▸ **Description of the task**
Repeat the entries below exactly as they appear, with no pictures.
--- begin ---
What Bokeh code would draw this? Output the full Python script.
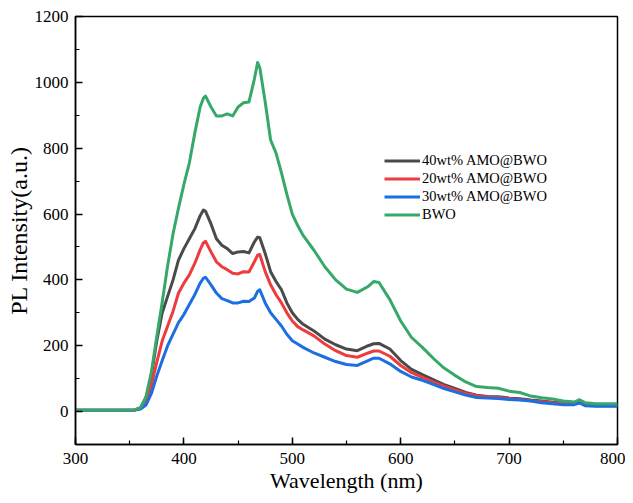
from bokeh.plotting import figure
from bokeh.models import Range1d, Legend, LegendItem, SingleIntervalTicker
from bokeh.embed import file_html
from bokeh.resources import INLINE

wavelength = [300, 320, 340, 355, 360, 365, 370, 375, 380, 385, 390, 395, 400, 405, 410, 415, 418, 420,
              425, 430, 435, 440, 445, 450, 455, 460, 465, 468, 470, 475, 480, 485, 490, 495, 500, 505,
              510, 520, 530, 540, 550, 560, 570, 575, 580, 590, 600, 610, 620, 630, 640, 650, 660, 670,
              680, 690, 700, 710, 720, 730, 740, 750, 760, 765, 770, 780, 790, 800]

bwo = [4, 4, 4, 5, 12, 45, 120, 228, 333, 443, 540, 618, 690, 755, 845, 925, 952, 958,
       925, 898, 898, 904, 898, 925, 938, 940, 1010, 1060, 1045, 940, 825, 785, 725, 660, 600, 565,
       535, 490, 440, 400, 372, 362, 380, 395, 392, 340, 275, 225, 195, 162, 132, 110, 90, 76,
       73, 71, 62, 58, 47, 42, 38, 32, 29, 36, 27, 24, 24, 24]

amo40 = [4, 4, 4, 5, 12, 40, 110, 215, 300, 350, 400, 460, 495, 525, 555, 595, 612, 608,
         570, 525, 505, 495, 480, 485, 486, 482, 515, 530, 528, 480, 425, 395, 370, 330, 300, 280,
         265, 245, 220, 203, 190, 185, 200, 206, 207, 190, 155, 128, 112, 97, 82, 70, 58, 50,
         46, 45, 41, 39, 35, 32, 28, 26, 25, 30, 22, 20, 19, 19]

amo20 = [4, 4, 4, 5, 10, 30, 80, 150, 215, 260, 305, 360, 390, 415, 450, 492, 513, 517,
         485, 455, 440, 431, 420, 418, 425, 424, 455, 475, 477, 425, 385, 355, 330, 300, 275, 258,
         248, 230, 205, 185, 170, 165, 178, 184, 184, 168, 140, 118, 104, 90, 77, 66, 55, 48,
         44, 43, 39, 37, 33, 30, 27, 25, 23, 28, 20, 18, 18, 18]

amo30 = [4, 4, 4, 5, 8, 20, 55, 108, 155, 200, 235, 270, 295, 325, 355, 390, 405, 408,
         385, 360, 343, 337, 330, 330, 335, 334, 345, 365, 370, 330, 300, 280, 260, 235, 215, 205,
         195, 178, 165, 152, 143, 140, 155, 162, 162, 145, 122, 105, 95, 83, 70, 60, 50, 43,
         41, 40, 37, 35, 32, 27, 24, 21, 21, 26, 18, 16, 16, 16]

series_labels = ["40wt% AMO@BWO", "20wt% AMO@BWO", "30wt% AMO@BWO", "BWO"]
series_values = [amo40, amo20, amo30, bwo]
series_colors = ["#4a4a4a", "#ee3b3e", "#1c6fe0", "#36a96a"]

x_title = "Wavelength (nm)"
y_title = "PL Intensity(a.u.)"

FONT = "Liberation Serif"

p = figure(width=625, height=495, output_backend="svg", toolbar_location=None,
           x_range=Range1d(300, 800), y_range=Range1d(-100, 1200),
           min_border_left=75, min_border_right=8, min_border_top=16, min_border_bottom=45)
p.grid.visible = False
p.outline_line_color = "black"
p.outline_line_width = 1.5
p.background_fill_color = "white"
p.border_fill_color = "white"

p.xaxis.ticker = SingleIntervalTicker(interval=100, num_minor_ticks=2)
p.yaxis.ticker = SingleIntervalTicker(interval=200, num_minor_ticks=2)

for ax in (p.xaxis[0], p.yaxis[0]):
    ax.axis_line_width = 1.5
    ax.axis_line_color = "black"
    ax.major_tick_in = 7
    ax.major_tick_out = 0
    ax.minor_tick_in = 4
    ax.minor_tick_out = 0
    ax.major_tick_line_width = 1.5
    ax.minor_tick_line_width = 1.2
    ax.major_tick_line_color = "black"
    ax.minor_tick_line_color = "black"
    ax.major_label_text_font = FONT
    ax.major_label_text_font_size = "17px"
    ax.major_label_text_color = "black"
    ax.axis_label_text_font = FONT
    ax.axis_label_text_font_style = "normal"
    ax.axis_label_text_color = "black"

p.xaxis.axis_label = x_title
p.yaxis.axis_label = y_title
p.xaxis.axis_label_text_font_size = "22px"
p.yaxis.axis_label_text_font_size = "24px"
p.xaxis.major_label_standoff = 8
p.yaxis.major_label_standoff = 7
p.xaxis.axis_label_standoff = 1
p.yaxis.axis_label_standoff = 0

items = []
for lab, vals, col in zip(series_labels, series_values, series_colors):
    r = p.line(wavelength, vals, line_color=col, line_width=3, line_join="round")
    items.append(LegendItem(label=lab, renderers=[r]))

legend = Legend(items=items, location=(309, 221))
legend.border_line_color = None
legend.background_fill_alpha = 0
legend.label_text_font = FONT
legend.label_text_font_size = "14.5px"
legend.label_text_color = "black"
legend.glyph_width = 36
legend.glyph_height = 17
legend.label_height = 17
legend.label_standoff = 2
legend.spacing = 1
legend.padding = 0
legend.margin = 0
p.add_layout(legend, "center")

open("out.html", "w").write(file_html(p, INLINE))
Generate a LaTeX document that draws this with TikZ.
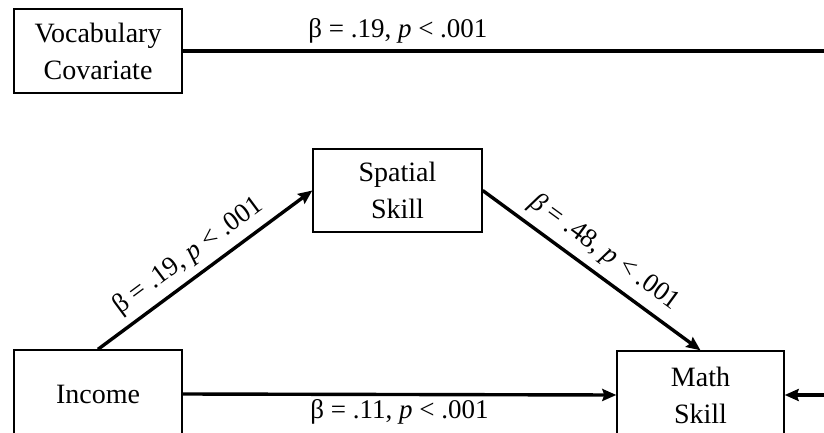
\documentclass[tikz,border=0pt]{standalone}
\usepackage{fontspec}
\setmainfont{Liberation Serif}
\usetikzlibrary{arrows.meta}
\begin{document}
\begin{tikzpicture}[x=1pt,y=-1pt,
  box/.style={draw, line width=1.4pt, align=center, inner sep=0pt,
    font=\fontsize{28}{37}\selectfont},
  conn/.style={line width=3.4pt, -{Stealth[length=14pt,width=12pt,inset=2pt]}},
  lbl/.style={font=\fontsize{27}{30}\selectfont, inner sep=2pt}]
\useasboundingbox (0,0) rectangle (824,433);
\clip (0,0) rectangle (824,433);
\node[box, minimum width=168pt, minimum height=84pt] (voc) at (98,51) {Vocabulary\\Covariate};
\node[box, minimum width=169pt, minimum height=83pt] (spa) at (397.5,190.5) {Spatial\\Skill};
\node[box, minimum width=168pt, minimum height=88pt] (inc) at (98,394) {Income};
\node[box, minimum width=167pt, minimum height=88pt] (mat) at (700.5,395) {Math\\Skill};
\coordinate (rc) at (900,51);
\draw[conn] (voc.east) -- node[lbl, above=4pt, pos=0.30] (l1) {β = .19, \textit{p} < .001} (rc) |- (mat.east);
\draw[conn] (inc.north) -- node[lbl, sloped, above=5pt, pos=0.48] (l2) {β = .19, \textit{p} < .001} (spa.west);
\draw[conn] (spa.east) -- node[lbl, sloped, above=6pt, pos=0.50] (l3) {\textit{β} = .48, \textit{p} < .001} (mat.north);
\draw[conn] (inc.east) -- node[lbl, below=1pt, midway] (l4) {β = .11, \textit{p} < .001} (mat.west);
\end{tikzpicture}
\end{document}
--- end ---
▸ **The answer**
What Bokeh code would draw this? Output the full Python script.
from bokeh.plotting import figure
from bokeh.models import Range1d, Legend, LegendItem, SingleIntervalTicker
from bokeh.embed import file_html
from bokeh.resources import INLINE

wavelength = [300, 320, 340, 355, 360, 365, 370, 375, 380, 385, 390, 395, 400, 405, 410, 415, 418, 420,
              425, 430, 435, 440, 445, 450, 455, 460, 465, 468, 470, 475, 480, 485, 490, 495, 500, 505,
              510, 520, 530, 540, 550, 560, 570, 575, 580, 590, 600, 610, 620, 630, 640, 650, 660, 670,
              680, 690, 700, 710, 720, 730, 740, 750, 760, 765, 770, 780, 790, 800]

bwo = [4, 4, 4, 5, 12, 45, 120, 228, 333, 443, 540, 618, 690, 755, 845, 925, 952, 958,
       925, 898, 898, 904, 898, 925, 938, 940, 1010, 1060, 1045, 940, 825, 785, 725, 660, 600, 565,
       535, 490, 440, 400, 372, 362, 380, 395, 392, 340, 275, 225, 195, 162, 132, 110, 90, 76,
       73, 71, 62, 58, 47, 42, 38, 32, 29, 36, 27, 24, 24, 24]

amo40 = [4, 4, 4, 5, 12, 40, 110, 215, 300, 350, 400, 460, 495, 525, 555, 595, 612, 608,
         570, 525, 505, 495, 480, 485, 486, 482, 515, 530, 528, 480, 425, 395, 370, 330, 300, 280,
         265, 245, 220, 203, 190, 185, 200, 206, 207, 190, 155, 128, 112, 97, 82, 70, 58, 50,
         46, 45, 41, 39, 35, 32, 28, 26, 25, 30, 22, 20, 19, 19]

amo20 = [4, 4, 4, 5, 10, 30, 80, 150, 215, 260, 305, 360, 390, 415, 450, 492, 513, 517,
         485, 455, 440, 431, 420, 418, 425, 424, 455, 475, 477, 425, 385, 355, 330, 300, 275, 258,
         248, 230, 205, 185, 170, 165, 178, 184, 184, 168, 140, 118, 104, 90, 77, 66, 55, 48,
         44, 43, 39, 37, 33, 30, 27, 25, 23, 28, 20, 18, 18, 18]

amo30 = [4, 4, 4, 5, 8, 20, 55, 108, 155, 200, 235, 270, 295, 325, 355, 390, 405, 408,
         385, 360, 343, 337, 330, 330, 335, 334, 345, 365, 370, 330, 300, 280, 260, 235, 215, 205,
         195, 178, 165, 152, 143, 140, 155, 162, 162, 145, 122, 105, 95, 83, 70, 60, 50, 43,
         41, 40, 37, 35, 32, 27, 24, 21, 21, 26, 18, 16, 16, 16]

series_labels = ["40wt% AMO@BWO", "20wt% AMO@BWO", "30wt% AMO@BWO", "BWO"]
series_values = [amo40, amo20, amo30, bwo]
series_colors = ["#4a4a4a", "#ee3b3e", "#1c6fe0", "#36a96a"]

x_title = "Wavelength (nm)"
y_title = "PL Intensity(a.u.)"

FONT = "Liberation Serif"

p = figure(width=625, height=495, output_backend="svg", toolbar_location=None,
           x_range=Range1d(300, 800), y_range=Range1d(-100, 1200),
           min_border_left=75, min_border_right=8, min_border_top=16, min_border_bottom=45)
p.grid.visible = False
p.outline_line_color = "black"
p.outline_line_width = 1.5
p.background_fill_color = "white"
p.border_fill_color = "white"

p.xaxis.ticker = SingleIntervalTicker(interval=100, num_minor_ticks=2)
p.yaxis.ticker = SingleIntervalTicker(interval=200, num_minor_ticks=2)

for ax in (p.xaxis[0], p.yaxis[0]):
    ax.axis_line_width = 1.5
    ax.axis_line_color = "black"
    ax.major_tick_in = 7
    ax.major_tick_out = 0
    ax.minor_tick_in = 4
    ax.minor_tick_out = 0
    ax.major_tick_line_width = 1.5
    ax.minor_tick_line_width = 1.2
    ax.major_tick_line_color = "black"
    ax.minor_tick_line_color = "black"
    ax.major_label_text_font = FONT
    ax.major_label_text_font_size = "17px"
    ax.major_label_text_color = "black"
    ax.axis_label_text_font = FONT
    ax.axis_label_text_font_style = "normal"
    ax.axis_label_text_color = "black"

p.xaxis.axis_label = x_title
p.yaxis.axis_label = y_title
p.xaxis.axis_label_text_font_size = "22px"
p.yaxis.axis_label_text_font_size = "24px"
p.xaxis.major_label_standoff = 8
p.yaxis.major_label_standoff = 7
p.xaxis.axis_label_standoff = 1
p.yaxis.axis_label_standoff = 0

items = []
for lab, vals, col in zip(series_labels, series_values, series_colors):
    r = p.line(wavelength, vals, line_color=col, line_width=3, line_join="round")
    items.append(LegendItem(label=lab, renderers=[r]))

legend = Legend(items=items, location=(309, 221))
legend.border_line_color = None
legend.background_fill_alpha = 0
legend.label_text_font = FONT
legend.label_text_font_size = "14.5px"
legend.label_text_color = "black"
legend.glyph_width = 36
legend.glyph_height = 17
legend.label_height = 17
legend.label_standoff = 2
legend.spacing = 1
legend.padding = 0
legend.margin = 0
p.add_layout(legend, "center")

open("out.html", "w").write(file_html(p, INLINE))
Generate a LaTeX document that draws this with TikZ.
\documentclass[tikz,border=0pt]{standalone}
\usepackage{fontspec}
\setmainfont{Liberation Serif}
\usetikzlibrary{arrows.meta}
\begin{document}
\begin{tikzpicture}[x=1pt,y=-1pt,
  box/.style={draw, line width=1.4pt, align=center, inner sep=0pt,
    font=\fontsize{28}{37}\selectfont},
  conn/.style={line width=3.4pt, -{Stealth[length=14pt,width=12pt,inset=2pt]}},
  lbl/.style={font=\fontsize{27}{30}\selectfont, inner sep=2pt}]
\useasboundingbox (0,0) rectangle (824,433);
\clip (0,0) rectangle (824,433);
\node[box, minimum width=168pt, minimum height=84pt] (voc) at (98,51) {Vocabulary\\Covariate};
\node[box, minimum width=169pt, minimum height=83pt] (spa) at (397.5,190.5) {Spatial\\Skill};
\node[box, minimum width=168pt, minimum height=88pt] (inc) at (98,394) {Income};
\node[box, minimum width=167pt, minimum height=88pt] (mat) at (700.5,395) {Math\\Skill};
\coordinate (rc) at (900,51);
\draw[conn] (voc.east) -- node[lbl, above=4pt, pos=0.30] (l1) {β = .19, \textit{p} < .001} (rc) |- (mat.east);
\draw[conn] (inc.north) -- node[lbl, sloped, above=5pt, pos=0.48] (l2) {β = .19, \textit{p} < .001} (spa.west);
\draw[conn] (spa.east) -- node[lbl, sloped, above=6pt, pos=0.50] (l3) {\textit{β} = .48, \textit{p} < .001} (mat.north);
\draw[conn] (inc.east) -- node[lbl, below=1pt, midway] (l4) {β = .11, \textit{p} < .001} (mat.west);
\end{tikzpicture}
\end{document}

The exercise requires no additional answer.